The catalogue of wins in the early 2000s, once the Ferrari team under Jean Todt, Ross Brawn and Rory Byrne had hit their stride, was so overwhelming that each tends to blend into the next. In those cars, probably any driver of consequence could have achieved what Schumacher did.
But it was not always like that. When Schumacher joined Ferrari, after two consecutive titles with Benetton in 1994-95, the team were on the rack, and he was brought in to save them.
The title drought stretched back nearly 20 years, to Jody Scheckter in 1979, and the wins had been spread pretty thinly, too - none at all in 1991, '92 or '93, one each in '94 and '95.
The under-achievements had been largely technical in those years - but not always.

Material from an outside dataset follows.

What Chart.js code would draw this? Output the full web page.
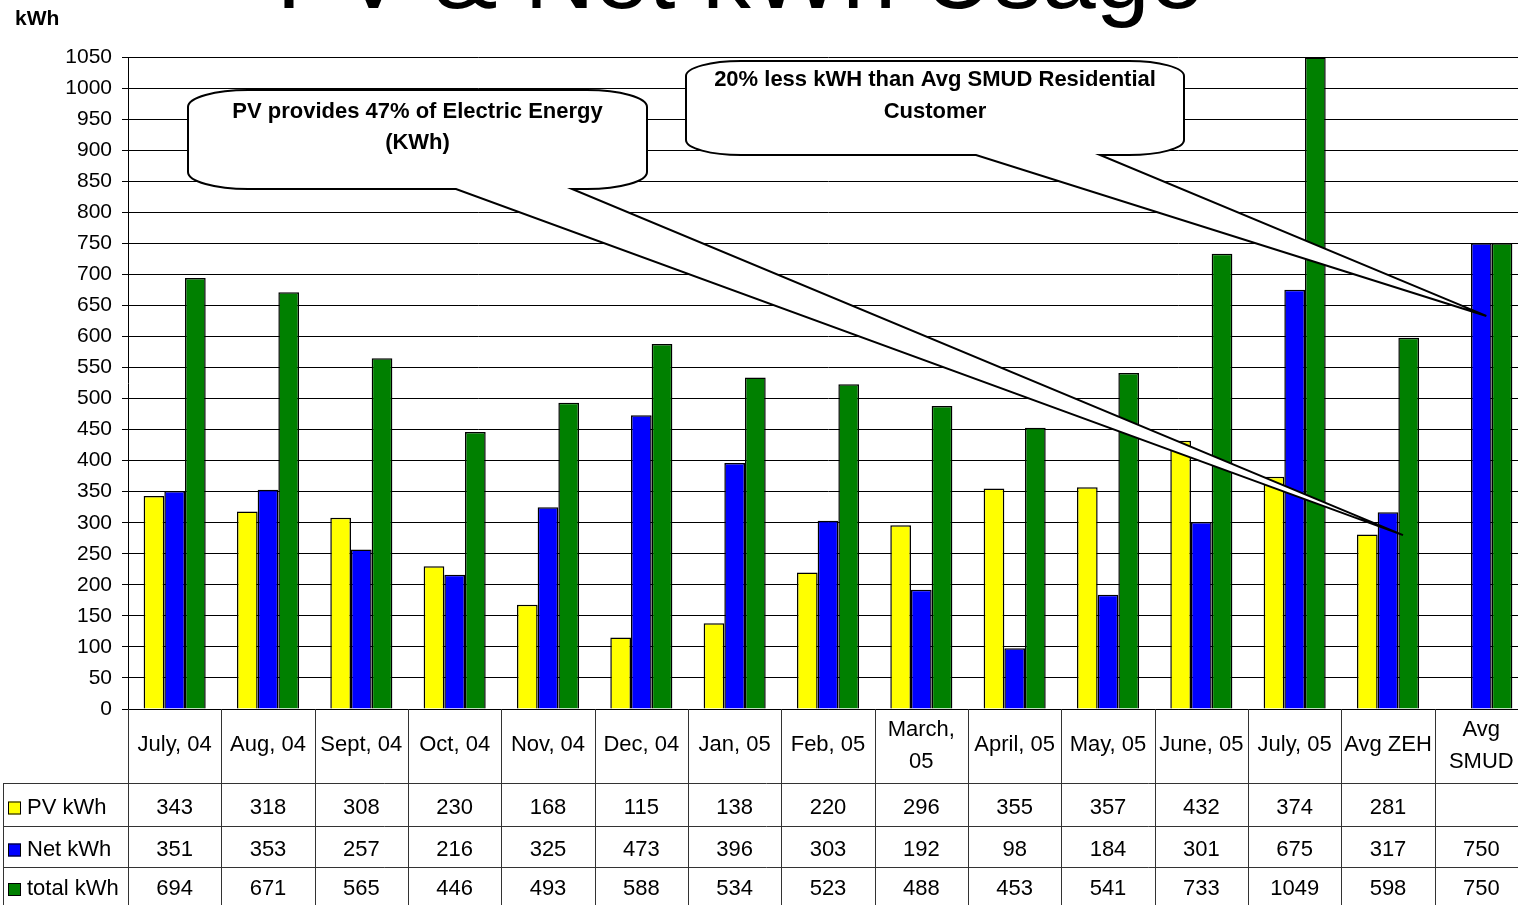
<!DOCTYPE html>
<html>
<head>
<meta charset="utf-8">
<script src="https://cdn.jsdelivr.net/npm/chart.js@4/dist/chart.umd.min.js"></script>
<style>
    body { margin: 0; overflow: hidden; background: #fff; }
    #wrap { position: relative; width: 1530px; height: 905px; }
</style>
</head>
<body>
<div id="wrap"><canvas id="usage-chart"></canvas></div>
<script>
const categories = [
    "July, 04", "Aug, 04", "Sept, 04", "Oct, 04", "Nov, 04", "Dec, 04", "Jan, 05", "Feb, 05",
    ["March,", "05"], "April, 05", "May, 05", "June, 05", "July, 05", "Avg ZEH", ["Avg", "SMUD"],
];
const pvKwh = [343, 318, 308, 230, 168, 115, 138, 220, 296, 355, 357, 432, 374, 281, null];
const netKwh = [351, 353, 257, 216, 325, 473, 396, 303, 192, 98, 184, 301, 675, 317, 750];
const totalKwh = [694, 671, 565, 446, 493, 588, 534, 523, 488, 453, 541, 733, 1049, 598, 750];
const seriesNames = ["PV kWh", "Net kWh", "total kWh"];
const seriesColors = ["#FFFF00", "#0000FF", "#008000"];
const yMax = 1050;
const yStep = 50;

const textFont = '"Liberation Sans", Arial, sans-serif';
const narrowFont = '"Liberation Sans Narrow", "Arial Narrow", "Liberation Sans", sans-serif';

// callout notes; tips point at a category index and value on the chart
const callouts = [
    {
        lines: ["PV provides 47% of Electric Energy", "(KWh)"],
        box: { l: 188, t: 90, r: 647, b: 189, rx: 60, ry: 17 },
        base: [456, 572],
        tip: { index: 13, offset: 15, value: 280 },
        textY: [112, 143],
    },
    {
        lines: ["20% less kWH than Avg SMUD Residential", "Customer"],
        box: { l: 686, t: 61, r: 1184, b: 155, rx: 55, ry: 15 },
        base: [976, 1100],
        tip: { index: 14, offset: 5, value: 633 },
        textY: [80, 112],
    },
];

const tablePlugin = {
    id: "dataTable",
    afterDraw(chart) {
        const ctx = chart.ctx;
        const x = chart.scales.x;
        const area = chart.chartArea;
        const n = categories.length;
        const colW = (area.right - area.left) / n;
        const rows = [783, 826, 867, 905];
        const bottom = 905;

        ctx.save();
        ctx.strokeStyle = "#333";
        ctx.lineWidth = 1;
        ctx.beginPath();
        for (let i = 0; i <= n; i++) {
            const px = Math.round(area.left + i * colW) + 0.5;
            ctx.moveTo(px, area.bottom);
            ctx.lineTo(px, bottom);
        }
        ctx.moveTo(3.5, rows[0]);
        ctx.lineTo(3.5, bottom);
        for (let r = 0; r < 3; r++) {
            ctx.moveTo(3, rows[r] + 0.5);
            ctx.lineTo(chart.width, rows[r] + 0.5);
        }
        ctx.stroke();

        ctx.fillStyle = "#000";
        ctx.font = "22px " + textFont;
        ctx.textAlign = "center";
        ctx.textBaseline = "middle";
        categories.forEach((label, i) => {
            const cx = x.getPixelForValue(i);
            if (Array.isArray(label)) {
                ctx.fillText(label[0], cx, 730);
                ctx.fillText(label[1], cx, 762);
            } else {
                ctx.fillText(label, cx, 745);
            }
        });

        chart.data.datasets.forEach((ds, r) => {
            const cy = (rows[r] + rows[r + 1]) / 2 + 3;
            ds.data.forEach((v, i) => {
                if (v !== null) {
                    ctx.fillText(String(v), x.getPixelForValue(i), cy);
                }
            });
            ctx.fillStyle = ds.backgroundColor;
            ctx.fillRect(8, cy - 6, 13, 13);
            ctx.strokeStyle = "#000";
            ctx.strokeRect(8.5, cy - 5.5, 12, 12);
            ctx.fillStyle = "#000";
            ctx.textAlign = "left";
            ctx.fillText(ds.label, 27, cy);
            ctx.textAlign = "center";
        });
        ctx.restore();
    },
};

const notesPlugin = {
    id: "notes",
    afterDatasetsDraw(chart) {
        const ctx = chart.ctx;
        const x = chart.scales.x;
        const y = chart.scales.y;
        ctx.save();

        // title, mostly cut off at the top like the original
        ctx.fillStyle = "#000";
        ctx.font = "97px " + textFont;
        ctx.textAlign = "center";
        ctx.textBaseline = "alphabetic";
        ctx.fillText("PV & Net kWh Usage", 740, 8);

        ctx.font = "bold 21px " + textFont;
        ctx.textAlign = "left";
        ctx.textBaseline = "middle";
        ctx.fillText("kWh", 15, 19);

        callouts.forEach((c) => {
            const b = c.box;
            const tx = x.getPixelForValue(c.tip.index) + c.tip.offset;
            const ty = y.getPixelForValue(c.tip.value);
            ctx.beginPath();
            ctx.moveTo(b.l + b.rx, b.t);
            ctx.lineTo(b.r - b.rx, b.t);
            ctx.ellipse(b.r - b.rx, b.t + b.ry, b.rx, b.ry, 0, -Math.PI / 2, 0);
            ctx.lineTo(b.r, b.b - b.ry);
            ctx.ellipse(b.r - b.rx, b.b - b.ry, b.rx, b.ry, 0, 0, Math.PI / 2);
            ctx.lineTo(c.base[1], b.b);
            ctx.lineTo(tx, ty);
            ctx.lineTo(c.base[0], b.b);
            ctx.lineTo(b.l + b.rx, b.b);
            ctx.ellipse(b.l + b.rx, b.b - b.ry, b.rx, b.ry, 0, Math.PI / 2, Math.PI);
            ctx.lineTo(b.l, b.t + b.ry);
            ctx.ellipse(b.l + b.rx, b.t + b.ry, b.rx, b.ry, 0, Math.PI, Math.PI * 1.5);
            ctx.closePath();
            ctx.fillStyle = "#fff";
            ctx.fill();
            ctx.strokeStyle = "#000";
            ctx.lineWidth = 2;
            ctx.stroke();

            ctx.fillStyle = "#000";
            ctx.font = "bold 22px " + narrowFont;
            ctx.textAlign = "center";
            const cx = (b.l + b.r) / 2;
            c.lines.forEach((line, k) => {
                ctx.fillText(line, cx, c.textY[k]);
            });
        });
        ctx.restore();
    },
};

const config = {
    type: "bar",
    data: {
        labels: categories,
        datasets: [pvKwh, netKwh, totalKwh].map((values, i) => ({
            label: seriesNames[i],
            data: values,
            backgroundColor: seriesColors[i],
            borderColor: "#000",
            borderWidth: 1.5,
            borderSkipped: "bottom",
            categoryPercentage: 0.665,
            barPercentage: 1.0,
        })),
    },
    options: {
        animation: false,
        responsive: true,
        maintainAspectRatio: false,
        layout: {
            padding: { left: 0, top: 57, right: 2, bottom: 196 },
        },
        scales: {
            x: {
                ticks: { display: false },
                grid: { display: false, drawTicks: false },
                border: { display: true, color: "#000", width: 1 },
                afterFit(scale) {
                    scale.height = 0;
                },
            },
            y: {
                min: 0,
                max: yMax,
                ticks: {
                    stepSize: yStep,
                    color: "#000",
                    padding: 10,
                    font: { size: 21, family: textFont },
                    callback: function (val) {
                        return String(val);
                    },
                },
                grid: {
                    color: "#000",
                    lineWidth: 1,
                    tickLength: 6,
                    tickColor: "#000",
                },
                border: { display: true, color: "#000", width: 1 },
                afterFit(scale) {
                    scale.width = 128;
                },
            },
        },
        plugins: {
            legend: { display: false },
            tooltip: { enabled: false },
        },
    },
    plugins: [notesPlugin, tablePlugin],
};

window.addEventListener("DOMContentLoaded", () => {
    new Chart(document.getElementById("usage-chart"), config);
});
</script>
</body>
</html>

When Schumacher first drove the 1995 Ferrari at Estoril in winter testing at the end of the season, he was nearly two seconds quicker than regular drivers Jean Alesi and Gerhard Berger had ever gone. And by no means all of that could be explained by the more advantageous conditions.
In that car, it was very obvious, Schumacher could have achieved plenty with Ferrari in 1995.
Unfortunately for him, the 1996 car was a dog.
It looked like a bathtub, its high cockpit sides an overly-literal interpretation of new safety rules, and it went like one, too, lacking grip, downforce and balance.
In it, though, Schumacher underlined his greatness arguably more effectively than he ever did when unlimited budget and testing, bespoke tyres, and ruthless management unfurled before him advantageously - arguably more than any driver has ever enjoyed.
The car should never have won a race - as team-mate Eddie Irvine's performances underlined. But Schumacher, as all great drivers do, found a way to transcend its shortcomings.
The first example was in Argentina early in the season, when he somehow manhandled the unwilling machine on to the front row, with a qualifying lap from the gods, all acrobatic reflexes, visibly dancing on the razor's edge.
But of all the amazing things he achieved that year, one stands out more than any - his victory in Spain.
It absolutely poured down all day. A wetter grand prix it is hard to imagine, and the conditions were so bad that, now, the race would probably not have happened.
It did, though. In the gloom, Damon Hill, on pole in the dominant Williams-Renault, spun twice in the first nine laps. Schumacher made a bad start and dropped back from his third place on the grid, but by lap 13 he was past Hill's team-mate Jacques Villeneuve and into the lead.
From there, he never looked back, regularly lapping five seconds - yes, you read that right - faster than anyone else.
There were extenuating circumstances, to an extent. Ferrari had gone all the way with a wet set-up, while Williams had gambled on it drying later on and hedged their bets. But that on its own could not explain the gulf between Schumacher and the rest.
It was a day when one driver raised himself to a level beyond the reach of his rivals and it was in many ways reminiscent of another great performance on a soaking wet Iberian peninsula, in Portugal 11 years before.
Like Ayrton Senna's first career win in 1985, Schumacher's maiden Ferrari victory has gone down in the annals as one of the greatest wet weather drives in history, from one of F1's greatest ever talents.